Data architecture is the design - deciding what systems you need, how they connect, and what standards apply. It’s about decisions that affect multiple teams and last years.

Data engineering is the implementation - building the pipelines, writing the transformations, and keeping data flowing. It’s about making the architecture work in practice.

An architect decides you need a data warehouse. An engineer builds it. An architect defines how marketing data should flow to analytics. An engineer makes that flow reliable.

Both matter. But without architecture, engineering becomes tactical - teams build what they need right now without a coherent plan. That works until it doesn’t.


Core Components

Every data architecture, regardless of scale, has these building blocks:

Data Sources

Where data originates. Production databases, SaaS tools, APIs, IoT devices, third-party vendors. The architecture defines which sources matter, how they’re accessed, and who owns them.

Data Storage

Where data lives. This includes:

  • Operational databases - Where live applications store data
  • Data warehouses - Structured, optimized for analytics (Snowflake, BigQuery, Redshift)
  • Data lakes - Raw storage for unstructured and semi-structured data
  • Lakehouses - Hybrid approach combining lake flexibility with warehouse performance

The architecture determines what goes where and why.

Data Integration

How data moves. Pipelines that extract from sources, transform to standard formats, and load into storage. The architecture defines:

  • What gets moved and how often
  • Transformation rules and validation
  • Error handling and retry logic
  • Ownership and monitoring

Data Governance

The rules. Who can access what, how data quality is measured, what standards apply. Governance includes:

  • Access controls and security
  • Data quality definitions
  • Naming conventions and documentation
  • Retention policies and compliance

Data Consumption

How people and systems use data. Dashboards, reports, ML models, operational systems. The architecture ensures consumers get reliable, trustworthy data in formats they can use.


Why It Matters for Growing Companies

Small companies can get by without formal architecture. Everything fits in one database, one or two people handle data, and problems are visible immediately.

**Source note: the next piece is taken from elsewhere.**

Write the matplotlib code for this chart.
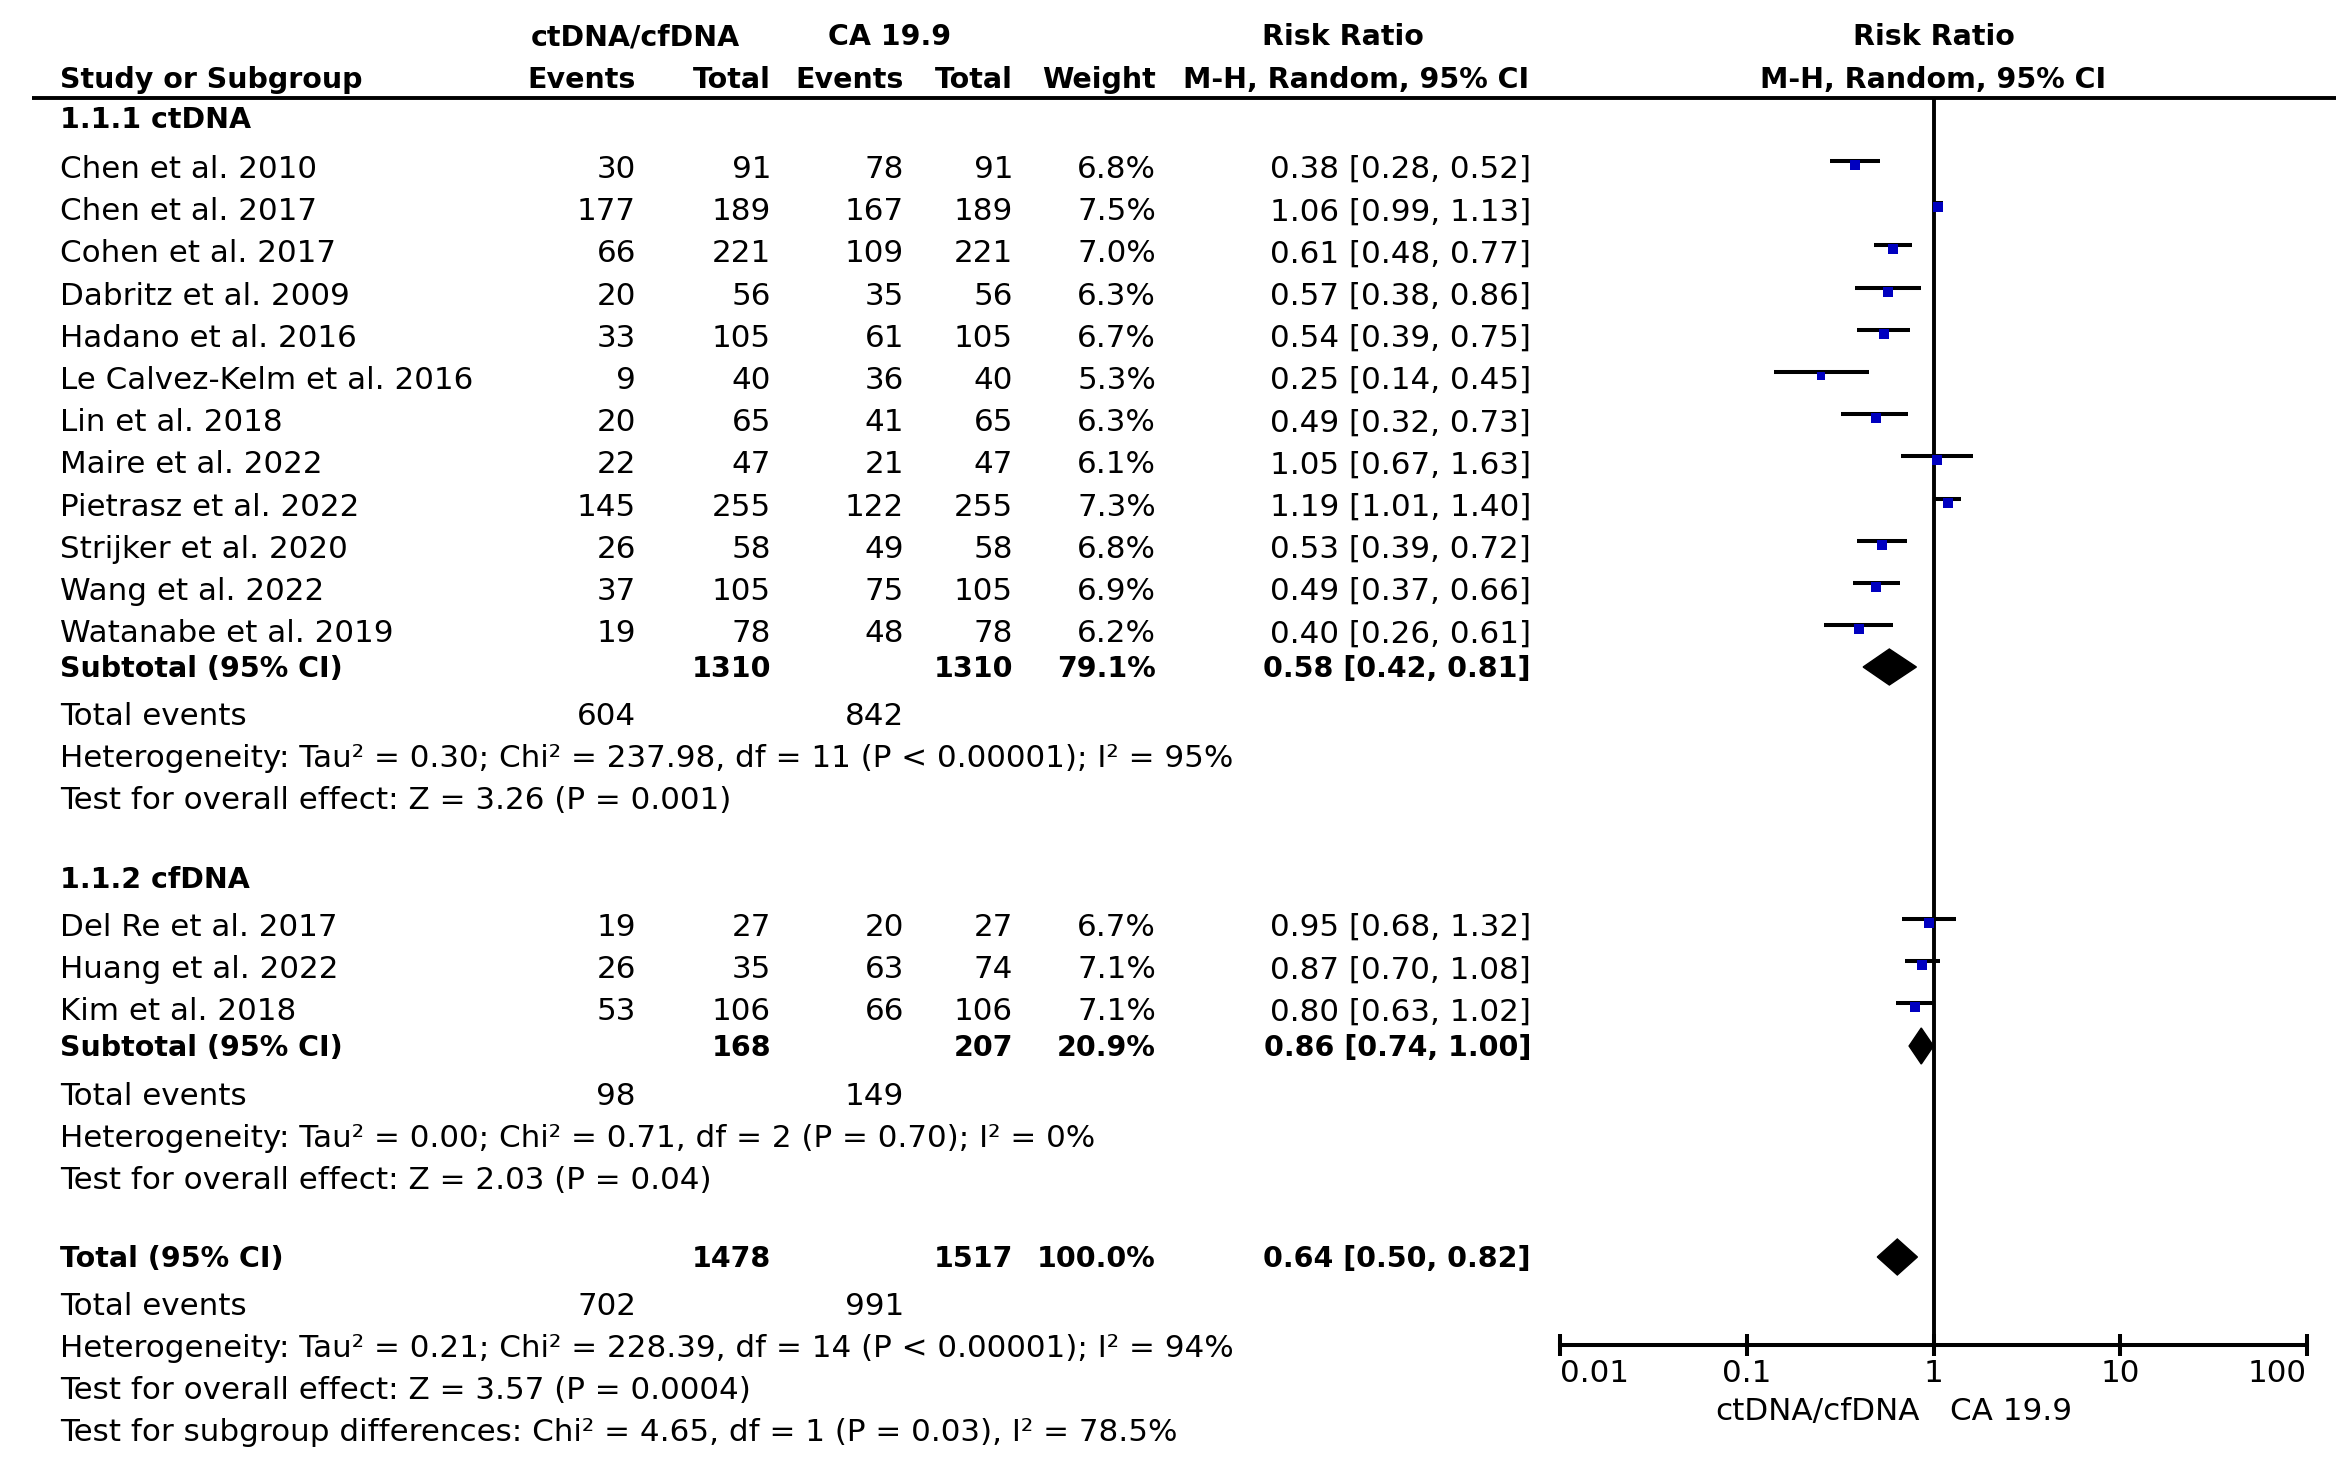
import numpy as np
import matplotlib.pyplot as plt
from matplotlib.patches import Polygon
from matplotlib.ticker import NullLocator
from matplotlib.transforms import blended_transform_factory

plt.rcParams['font.family'] = ['DejaVu Sans']
FS = 22.3    # regular text
FS_B = 20.5  # bold text
BLUE = '#0000c0'

# ---- data ----
ct_names = ['Chen et al. 2010', 'Chen et al. 2017', 'Cohen et al. 2017', 'Dabritz et al. 2009',
            'Hadano et al. 2016', 'Le Calvez-Kelm et al. 2016', 'Lin et al. 2018', 'Maire et al. 2022',
            'Pietrasz et al. 2022', 'Strijker et al. 2020', 'Wang et al. 2022', 'Watanabe et al. 2019']
ct_ev_exp = [30, 177, 66, 20, 33, 9, 20, 22, 145, 26, 37, 19]
ct_tot_exp = [91, 189, 221, 56, 105, 40, 65, 47, 255, 58, 105, 78]
ct_ev_ctl = [78, 167, 109, 35, 61, 36, 41, 21, 122, 49, 75, 48]
ct_tot_ctl = [91, 189, 221, 56, 105, 40, 65, 47, 255, 58, 105, 78]
ct_weight = [6.8, 7.5, 7.0, 6.3, 6.7, 5.3, 6.3, 6.1, 7.3, 6.8, 6.9, 6.2]
ct_rr = [0.38, 1.06, 0.61, 0.57, 0.54, 0.25, 0.49, 1.05, 1.19, 0.53, 0.49, 0.40]
ct_lo = [0.28, 0.99, 0.48, 0.38, 0.39, 0.14, 0.32, 0.67, 1.01, 0.39, 0.37, 0.26]
ct_hi = [0.52, 1.13, 0.77, 0.86, 0.75, 0.45, 0.73, 1.63, 1.40, 0.72, 0.66, 0.61]

cf_names = ['Del Re et al. 2017', 'Huang et al. 2022', 'Kim et al. 2018']
cf_ev_exp = [19, 26, 53]
cf_tot_exp = [27, 35, 106]
cf_ev_ctl = [20, 63, 66]
cf_tot_ctl = [27, 74, 106]
cf_weight = [6.7, 7.1, 7.1]
cf_rr = [0.95, 0.87, 0.80]
cf_lo = [0.68, 0.70, 0.63]
cf_hi = [1.32, 1.08, 1.02]

# subtotal / total: exp total, ctl total, weight, rr, lo, hi, events exp, events ctl
sub_ct = [1310, 1310, 79.1, 0.58, 0.42, 0.81, 604, 842]
sub_cf = [168, 207, 20.9, 0.86, 0.74, 1.00, 98, 149]
overall = [1478, 1517, 100.0, 0.64, 0.50, 0.82, 702, 991]

het_ct = 'Heterogeneity: Tau² = 0.30; Chi² = 237.98, df = 11 (P < 0.00001); I² = 95%'
eff_ct = 'Test for overall effect: Z = 3.26 (P = 0.001)'
het_cf = 'Heterogeneity: Tau² = 0.00; Chi² = 0.71, df = 2 (P = 0.70); I² = 0%'
eff_cf = 'Test for overall effect: Z = 2.03 (P = 0.04)'
het_all = 'Heterogeneity: Tau² = 0.21; Chi² = 228.39, df = 14 (P < 0.00001); I² = 94%'
eff_all = 'Test for overall effect: Z = 3.57 (P = 0.0004)'
sub_diff = 'Test for subgroup differences: Chi² = 4.65, df = 1 (P = 0.03), I² = 78.5%'

ticks = [0.01, 0.1, 1, 10, 100]
tick_labels = ['0.01', '0.1', '1', '10', '100']

# ---- layout (pixels) ----
W, H = 2336, 1480
X_NAME, X_EV1, X_TOT1, X_EV2, X_TOT2, X_W, X_RR = 60, 636, 771, 904, 1013, 1156, 1531
AX_L, AX_R, AX_T, AX_B = 1560, 2307, 98, 1345
ROW = 42.2

fig = plt.figure(figsize=(W / 100, H / 100), dpi=100)
tx = fig.add_axes([0, 0, 1, 1])
tx.set_xlim(0, W)
tx.set_ylim(H, 0)
tx.axis('off')

fp = fig.add_axes([AX_L / W, 1 - AX_B / H, (AX_R - AX_L) / W, (AX_B - AX_T) / H])
fp.set_xscale('log')
fp.set_xlim(0.01, 100)
fp.set_ylim(AX_B, AX_T)
fp.patch.set_alpha(0)
for s in ['top', 'left', 'right']:
    fp.spines[s].set_visible(False)
fp.spines['bottom'].set_linewidth(2.9)
fp.set_yticks([])
fp.set_xticks(ticks)
fp.set_xticklabels(tick_labels)
fp.xaxis.set_minor_locator(NullLocator())
fp.tick_params(axis='x', direction='inout', length=16, width=2.9, labelsize=FS, pad=2)
for lab, ha in zip(fp.get_xticklabels(), ['left', 'center', 'center', 'center', 'right']):
    lab.set_ha(ha)
fp.axvline(1, color='k', lw=2.8)

mixed = blended_transform_factory(fp.transData, tx.transData)


def txt(x, y, s, ha='left', bold=False, **kw):
    tx.text(x, y, s, ha=ha, va='baseline', fontsize=FS_B if bold else FS,
            fontweight='bold' if bold else 'normal', **kw)


# header
txt(635, 45, 'ctDNA/cfDNA', ha='center', bold=True)
txt(890, 45, 'CA 19.9', ha='center', bold=True)
txt(1343, 45, 'Risk Ratio', ha='center', bold=True)
txt(X_NAME, 88, 'Study or Subgroup', bold=True)
txt(X_EV1, 88, 'Events', ha='right', bold=True)
txt(X_TOT1, 88, 'Total', ha='right', bold=True)
txt(X_EV2, 88, 'Events', ha='right', bold=True)
txt(X_TOT2, 88, 'Total', ha='right', bold=True)
txt(X_W, 88, 'Weight', ha='right', bold=True)
txt(1529, 88, 'M-H, Random, 95% CI', ha='right', bold=True)
tx.text(1, 45, 'Risk Ratio', transform=mixed, ha='center', va='baseline', fontsize=FS_B, fontweight='bold')
tx.text(1, 88, 'M-H, Random, 95% CI', transform=mixed, ha='center', va='baseline', fontsize=FS_B, fontweight='bold')
tx.plot([32, W], [98, 98], color='k', lw=2.8, solid_capstyle='butt')


def study_rows(y0, names, ev1, t1, ev2, t2, wt, rr, lo, hi):
    for i in range(len(names)):
        y = y0 + ROW * i
        txt(X_NAME, y, names[i])
        txt(X_EV1, y, str(ev1[i]), ha='right')
        txt(X_TOT1, y, str(t1[i]), ha='right')
        txt(X_EV2, y, str(ev2[i]), ha='right')
        txt(X_TOT2, y, str(t2[i]), ha='right')
        txt(X_W, y, f'{wt[i]:.1f}%', ha='right')
        txt(X_RR, y, f'{rr[i]:.2f} [{lo[i]:.2f}, {hi[i]:.2f}]', ha='right')
        yl = y - 17
        fp.plot([lo[i], hi[i]], [yl, yl], color='k', lw=2.9, solid_capstyle='butt')
        fp.plot(rr[i], yl + 4, marker='s', ms=7.0 * np.sqrt(wt[i] / 6.7),
                color=BLUE, mec=BLUE, mew=0)


def summary_row(y, label, vals):
    txt(X_NAME, y, label, bold=True)
    txt(X_TOT1, y, str(vals[0]), ha='right', bold=True)
    txt(X_TOT2, y, str(vals[1]), ha='right', bold=True)
    txt(X_W, y, f'{vals[2]:.1f}%', ha='right', bold=True)
    txt(X_RR, y, f'{vals[3]:.2f} [{vals[4]:.2f}, {vals[5]:.2f}]', ha='right', bold=True)
    yc = y - 10
    fp.add_patch(Polygon([(vals[4], yc), (vals[3], yc - 18), (vals[5], yc), (vals[3], yc + 18)],
                         closed=True, color='k'))


def events_row(y, vals):
    txt(X_NAME, y, 'Total events')
    txt(X_EV1, y, str(vals[6]), ha='right')
    txt(X_EV2, y, str(vals[7]), ha='right')


# subgroup 1
txt(X_NAME, 128, '1.1.1 ctDNA', bold=True)
study_rows(178, ct_names, ct_ev_exp, ct_tot_exp, ct_ev_ctl, ct_tot_ctl, ct_weight, ct_rr, ct_lo, ct_hi)
summary_row(677, 'Subtotal (95% CI)', sub_ct)
events_row(725, sub_ct)
txt(X_NAME, 767, het_ct)
txt(X_NAME, 809, eff_ct)

# subgroup 2
txt(X_NAME, 888, '1.1.2 cfDNA', bold=True)
study_rows(936, cf_names, cf_ev_exp, cf_tot_exp, cf_ev_ctl, cf_tot_ctl, cf_weight, cf_rr, cf_lo, cf_hi)
summary_row(1056, 'Subtotal (95% CI)', sub_cf)
events_row(1105, sub_cf)
txt(X_NAME, 1147, het_cf)
txt(X_NAME, 1189, eff_cf)

# overall
summary_row(1267, 'Total (95% CI)', overall)
events_row(1315, overall)
txt(X_NAME, 1357, het_all)
txt(X_NAME, 1399, eff_all)
txt(X_NAME, 1441, sub_diff)

# favours labels
txt(1920, 1420, 'ctDNA/cfDNA', ha='right')
txt(1950, 1420, 'CA 19.9')

fig.savefig('out.png', dpi=100)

That changes around 50-200 people. Suddenly:

  • Multiple teams need data, each with different requirements
  • Cloud costs become a line item executives notice
  • Stakeholders ask questions nobody can answer quickly
  • New hires can’t understand how data flows
  • Regulators start asking about data handling

Without architecture, each problem gets solved independently. Marketing builds their own pipeline. Finance creates their own reports. Sales buys a tool that doesn’t integrate. The result is a patchwork that technically works but costs 3-5x what it should in engineering time and cloud spend.

Architecture isn’t about perfection. It’s about coherence - making sure the parts fit together.


Common Patterns

Modern Data Stack

The dominant pattern for analytics-focused companies:

  • Extract/Load: Fivetran, Airbyte, Stitch
  • Storage: Snowflake, BigQuery, Databricks
  • Transform: dbt
  • Orchestration: Airflow, Dagster, Prefect
  • BI: Looker, Metabase, Tableau

This pattern works well for startups and scaleups because components are modular and cloud-native.

Modern Data Stack - Ingest, Store, Transform, Analyze

The modern data stack: modular, cloud-native components

Lakehouse Architecture

Combines data lake flexibility with warehouse performance:

  • Raw data lands in object storage (S3, GCS, Azure Blob)
  • Open table formats (Iceberg, Delta Lake) provide structure
  • Query engines (Databricks, Snowflake, Trino) access data directly

Good for companies with both analytics and data science workloads.

Medallion Architecture

Organizes data in layers:

  • Bronze: Raw data, minimally processed
  • Silver: Cleaned, deduplicated, standardized
  • Gold: Business-ready, aggregated for specific use cases

This pattern makes data lineage clear and allows different consumers to access appropriate layers.

Medallion Architecture - Bronze, Silver, Gold layers

Medallion architecture: progressive data refinement

Data Mesh

Distributed ownership where domain teams own their data as products. Works for large organizations with strong engineering culture but adds coordination overhead.

Most growing companies don’t need data mesh. They need clear ownership, which is simpler to achieve.


Signs Your Architecture Needs Attention

  • Cloud costs climbing faster than usage - Usually indicates redundant processing or poor storage optimization
  • Reports take days, not hours - Often means queries hit unoptimized structures
  • Nobody trusts the numbers - Different teams calculating the same metric differently
  • Everything requires a data engineer - Self-service is impossible because nothing is standardized
  • New features require new pipelines - Integration is one-off instead of systematic
  • Data requests wait weeks in a backlog - Capacity consumed by maintenance, not new work

If three or more apply, architecture is likely the bottleneck.


Getting Started

You don’t need a massive initiative. Start with three questions:

1. What data do you actually use?

Map the data that drives decisions. Ignore everything else for now. Most companies discover 20% of their data drives 80% of value.

2. Who owns what?

Every critical dataset needs an owner - someone accountable for quality, access, and documentation. Without owners, data decays.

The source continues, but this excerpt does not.